WATSON: I always felt that Matra, with its aerospace background, had a better aerodynamic package.

BELL: I didn’t think the Mirage was particularly understeery. By the time we finished the project we had a pretty neutral car. A bit of understeer early in a stint was perfect because, as things degraded, it would become a bit of oversteer. You have to be adaptable in long-distance racing. But when you had to push the car extra hard to keep up with the Matras and Ferraris, it struggled with that extra weight. 

GANLEY: I’d been with Matra in 1972 and knew how beautifully built those cars were. They were down near the weight limit [650kg]. At Vallelunga, I went over to chat with the Matra boys and, when they weren’t looking, picked up a nose-cone. It was much lighter than ours. Our car had to be built strongly to survive the DFV’s vibrations, but we could have done with hacking 200lb (90kg) off – and a lot of that was in the bodywork. But there wasn’t much lightweight technology in the UK at that time and, had we found it, it would have cost a fortune. I’m not sure we had the budget. 

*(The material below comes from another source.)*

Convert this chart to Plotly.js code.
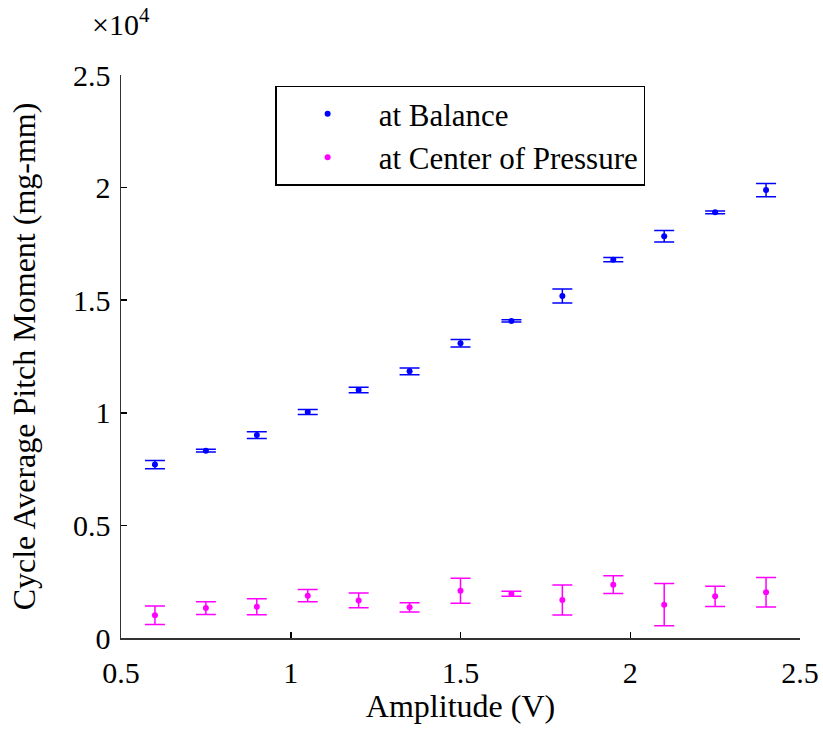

HORSMAN: Gulf paid us whatever it took. It required trust on both sides, but it was a wonderful working relationship. We’d build the car, tell them the cost, and they’d send a cheque – as long as those costs were reasonable. The only thing they baulked at was carbon fibre. They didn’t want to get involved in that: too expensive and too time-consuming. Matra probably spent three or four times more than us.

It’s little wonder the French marque cruises to its second Le Mans win in a row – and that both Mirages retired. It’s been a useful learning exercise for the Gulf team, however. Its ZF transmission, in place of the usual Hewland DG300, suffers a sheared input shaft (the German firm’s engineers would consequently reduce its diameter to absorb the DFV’s buzz), and the long Mulsanne blast highlights a problem with the DFV itself: cavitation in the cross tubes linking the right-hand water pump to the one on the left. (A direct feed from the radiator to the latter will cure this.)